* begin Material provided *

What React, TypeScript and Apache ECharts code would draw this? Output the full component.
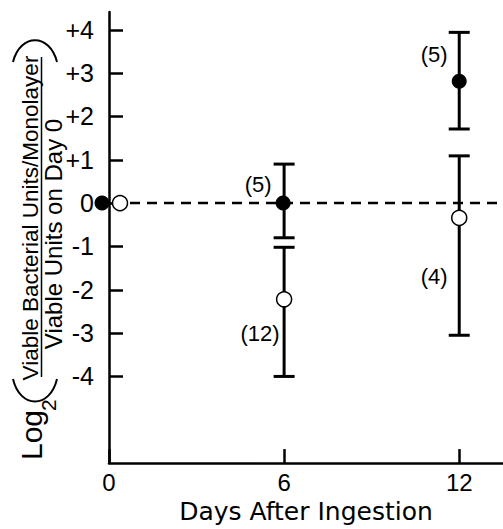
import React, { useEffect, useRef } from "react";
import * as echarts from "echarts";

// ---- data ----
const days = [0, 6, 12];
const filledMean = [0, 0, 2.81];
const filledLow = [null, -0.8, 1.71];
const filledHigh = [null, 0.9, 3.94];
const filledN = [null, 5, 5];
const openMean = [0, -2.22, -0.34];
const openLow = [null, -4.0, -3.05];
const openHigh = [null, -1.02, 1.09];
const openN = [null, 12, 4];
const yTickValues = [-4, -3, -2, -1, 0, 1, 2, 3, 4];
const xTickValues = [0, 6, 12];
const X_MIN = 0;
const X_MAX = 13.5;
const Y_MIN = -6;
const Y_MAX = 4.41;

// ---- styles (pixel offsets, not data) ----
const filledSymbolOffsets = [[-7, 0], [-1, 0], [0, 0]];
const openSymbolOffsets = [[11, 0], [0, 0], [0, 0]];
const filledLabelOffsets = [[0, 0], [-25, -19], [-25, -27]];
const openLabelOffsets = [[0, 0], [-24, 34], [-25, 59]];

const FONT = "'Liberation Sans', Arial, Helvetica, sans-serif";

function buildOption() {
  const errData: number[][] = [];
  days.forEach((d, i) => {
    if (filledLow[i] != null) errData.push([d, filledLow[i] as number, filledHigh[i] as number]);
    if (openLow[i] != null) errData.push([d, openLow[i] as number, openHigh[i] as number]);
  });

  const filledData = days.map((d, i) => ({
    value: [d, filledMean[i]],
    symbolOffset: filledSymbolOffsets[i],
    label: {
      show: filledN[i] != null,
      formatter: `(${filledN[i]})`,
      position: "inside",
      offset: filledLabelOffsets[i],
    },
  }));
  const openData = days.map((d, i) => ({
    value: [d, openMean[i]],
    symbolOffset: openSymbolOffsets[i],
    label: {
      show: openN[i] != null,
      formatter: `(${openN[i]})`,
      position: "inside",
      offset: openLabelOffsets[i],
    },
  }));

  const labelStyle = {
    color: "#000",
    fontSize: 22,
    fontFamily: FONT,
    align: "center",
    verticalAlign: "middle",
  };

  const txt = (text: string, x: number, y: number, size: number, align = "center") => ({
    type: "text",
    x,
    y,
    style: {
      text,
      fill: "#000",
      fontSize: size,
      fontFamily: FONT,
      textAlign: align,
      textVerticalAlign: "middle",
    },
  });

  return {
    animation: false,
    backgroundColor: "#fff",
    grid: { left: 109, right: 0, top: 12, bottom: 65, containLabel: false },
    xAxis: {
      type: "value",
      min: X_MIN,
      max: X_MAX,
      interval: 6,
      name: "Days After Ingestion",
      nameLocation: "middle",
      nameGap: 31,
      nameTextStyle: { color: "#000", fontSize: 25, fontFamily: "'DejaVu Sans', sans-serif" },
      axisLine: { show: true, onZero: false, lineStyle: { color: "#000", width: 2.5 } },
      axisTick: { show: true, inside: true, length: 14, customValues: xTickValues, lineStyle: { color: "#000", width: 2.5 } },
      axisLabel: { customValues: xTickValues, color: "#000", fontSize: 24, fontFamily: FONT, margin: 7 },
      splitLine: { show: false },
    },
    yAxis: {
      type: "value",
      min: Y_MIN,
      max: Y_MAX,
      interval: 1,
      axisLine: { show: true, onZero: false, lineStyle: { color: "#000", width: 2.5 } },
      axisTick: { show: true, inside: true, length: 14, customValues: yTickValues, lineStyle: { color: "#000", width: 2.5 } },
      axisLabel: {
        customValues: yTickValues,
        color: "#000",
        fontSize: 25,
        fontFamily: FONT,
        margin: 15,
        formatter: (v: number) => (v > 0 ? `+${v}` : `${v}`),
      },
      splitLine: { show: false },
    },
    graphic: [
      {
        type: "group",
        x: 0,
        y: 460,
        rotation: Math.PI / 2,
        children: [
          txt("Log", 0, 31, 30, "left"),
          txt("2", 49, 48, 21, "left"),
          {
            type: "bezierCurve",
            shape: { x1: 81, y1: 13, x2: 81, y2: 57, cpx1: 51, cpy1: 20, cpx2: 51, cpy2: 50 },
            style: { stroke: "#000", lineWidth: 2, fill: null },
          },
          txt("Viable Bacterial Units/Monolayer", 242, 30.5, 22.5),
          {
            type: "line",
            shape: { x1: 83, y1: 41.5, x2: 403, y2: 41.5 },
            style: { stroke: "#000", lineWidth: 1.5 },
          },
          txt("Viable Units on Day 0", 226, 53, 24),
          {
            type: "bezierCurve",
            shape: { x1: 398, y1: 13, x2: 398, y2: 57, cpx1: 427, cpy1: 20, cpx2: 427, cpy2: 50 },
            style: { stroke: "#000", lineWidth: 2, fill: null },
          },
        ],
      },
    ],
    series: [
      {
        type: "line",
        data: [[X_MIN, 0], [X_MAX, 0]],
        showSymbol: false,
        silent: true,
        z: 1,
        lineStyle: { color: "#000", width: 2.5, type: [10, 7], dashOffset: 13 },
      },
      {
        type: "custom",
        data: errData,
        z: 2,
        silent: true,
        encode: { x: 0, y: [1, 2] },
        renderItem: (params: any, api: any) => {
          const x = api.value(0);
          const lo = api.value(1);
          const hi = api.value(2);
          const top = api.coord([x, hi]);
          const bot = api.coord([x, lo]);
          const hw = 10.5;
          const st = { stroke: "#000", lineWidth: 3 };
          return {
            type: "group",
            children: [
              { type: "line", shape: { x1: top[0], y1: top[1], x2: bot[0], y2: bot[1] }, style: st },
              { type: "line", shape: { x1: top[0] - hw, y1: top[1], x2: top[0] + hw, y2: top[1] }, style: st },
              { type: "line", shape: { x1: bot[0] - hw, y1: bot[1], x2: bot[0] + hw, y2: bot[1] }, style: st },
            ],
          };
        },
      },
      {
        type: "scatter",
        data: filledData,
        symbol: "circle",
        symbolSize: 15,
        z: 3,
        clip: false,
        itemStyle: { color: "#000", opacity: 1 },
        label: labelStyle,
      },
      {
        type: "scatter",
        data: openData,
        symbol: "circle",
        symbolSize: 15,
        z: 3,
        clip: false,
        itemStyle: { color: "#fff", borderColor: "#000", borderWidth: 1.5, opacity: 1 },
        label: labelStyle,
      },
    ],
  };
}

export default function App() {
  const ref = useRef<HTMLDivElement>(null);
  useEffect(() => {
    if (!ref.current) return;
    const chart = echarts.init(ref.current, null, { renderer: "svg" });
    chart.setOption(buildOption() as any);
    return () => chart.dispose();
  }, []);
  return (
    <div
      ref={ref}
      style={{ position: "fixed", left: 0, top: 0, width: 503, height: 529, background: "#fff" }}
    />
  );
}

* end Material provided *
* begin Material provided *

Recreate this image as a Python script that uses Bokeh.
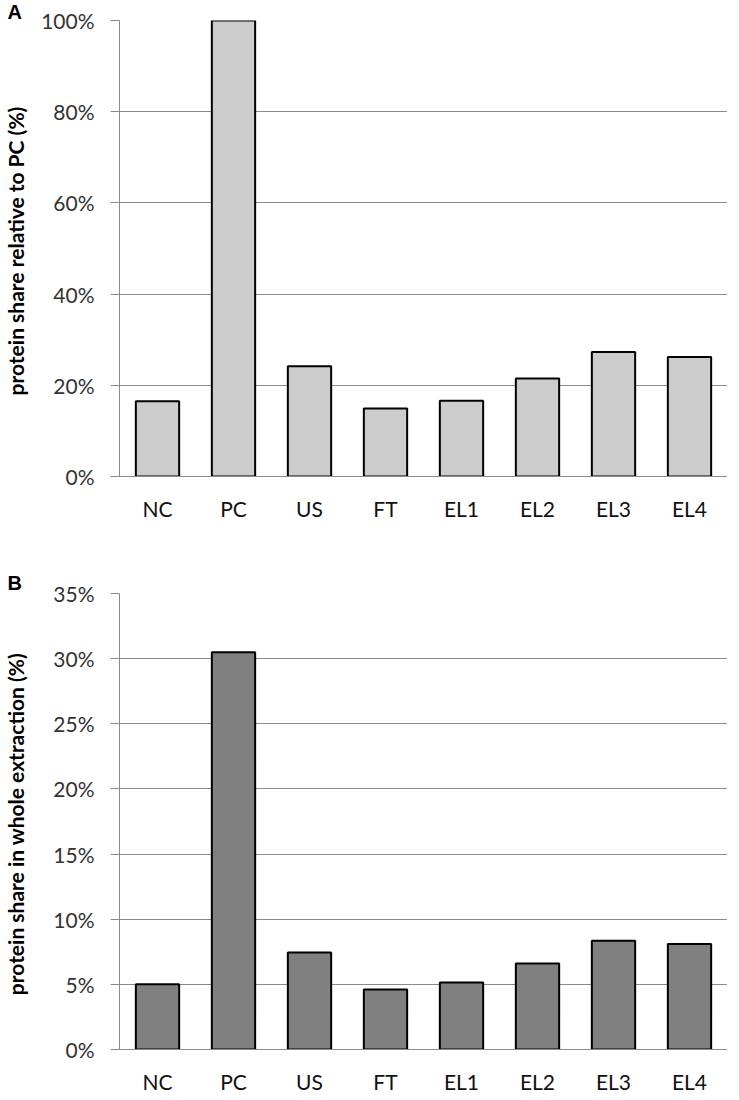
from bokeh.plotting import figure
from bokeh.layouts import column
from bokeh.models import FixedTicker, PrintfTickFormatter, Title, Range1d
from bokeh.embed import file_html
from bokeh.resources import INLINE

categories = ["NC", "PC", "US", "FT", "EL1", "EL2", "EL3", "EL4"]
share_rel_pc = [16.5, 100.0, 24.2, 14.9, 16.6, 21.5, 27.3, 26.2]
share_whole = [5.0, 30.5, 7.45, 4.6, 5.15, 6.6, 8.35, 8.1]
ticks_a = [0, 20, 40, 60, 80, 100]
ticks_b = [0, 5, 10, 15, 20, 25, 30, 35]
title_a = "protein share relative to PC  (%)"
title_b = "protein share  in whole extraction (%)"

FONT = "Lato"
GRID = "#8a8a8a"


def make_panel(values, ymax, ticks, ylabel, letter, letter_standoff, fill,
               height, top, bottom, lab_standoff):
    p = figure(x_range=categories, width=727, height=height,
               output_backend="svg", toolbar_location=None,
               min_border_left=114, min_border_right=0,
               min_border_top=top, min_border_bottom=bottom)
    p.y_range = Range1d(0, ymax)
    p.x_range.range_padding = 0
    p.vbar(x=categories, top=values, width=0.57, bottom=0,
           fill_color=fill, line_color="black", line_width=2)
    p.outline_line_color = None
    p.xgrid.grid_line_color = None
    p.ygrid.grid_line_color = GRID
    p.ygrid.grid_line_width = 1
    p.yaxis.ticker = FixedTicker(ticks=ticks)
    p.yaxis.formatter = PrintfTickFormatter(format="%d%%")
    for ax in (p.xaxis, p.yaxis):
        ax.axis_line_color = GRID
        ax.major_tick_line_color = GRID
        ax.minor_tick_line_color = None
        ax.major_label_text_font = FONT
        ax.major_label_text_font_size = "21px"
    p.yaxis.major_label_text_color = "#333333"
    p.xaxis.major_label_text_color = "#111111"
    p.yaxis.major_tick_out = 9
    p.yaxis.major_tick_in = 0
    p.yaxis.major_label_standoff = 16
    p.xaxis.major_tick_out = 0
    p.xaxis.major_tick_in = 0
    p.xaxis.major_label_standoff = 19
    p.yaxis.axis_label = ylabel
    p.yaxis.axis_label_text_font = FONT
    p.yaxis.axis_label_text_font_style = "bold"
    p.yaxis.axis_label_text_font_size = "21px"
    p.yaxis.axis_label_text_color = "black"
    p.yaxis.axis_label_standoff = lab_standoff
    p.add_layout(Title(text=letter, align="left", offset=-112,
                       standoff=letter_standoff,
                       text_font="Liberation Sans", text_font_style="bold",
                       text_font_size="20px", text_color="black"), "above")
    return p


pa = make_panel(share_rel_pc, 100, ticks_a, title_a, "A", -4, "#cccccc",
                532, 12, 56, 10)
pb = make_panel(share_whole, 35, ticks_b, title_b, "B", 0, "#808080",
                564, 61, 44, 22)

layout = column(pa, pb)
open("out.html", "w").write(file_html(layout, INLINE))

* end Material provided *

Your job is to reproduce the lines from the one with "Recreate this image" through the one with "from bokeh.resources import INLINE", both kept, exactly as they are. Leave out the pictures.

Recreate this image as a Python script that uses Bokeh.
from bokeh.plotting import figure
from bokeh.layouts import column
from bokeh.models import FixedTicker, PrintfTickFormatter, Title, Range1d
from bokeh.embed import file_html
from bokeh.resources import INLINE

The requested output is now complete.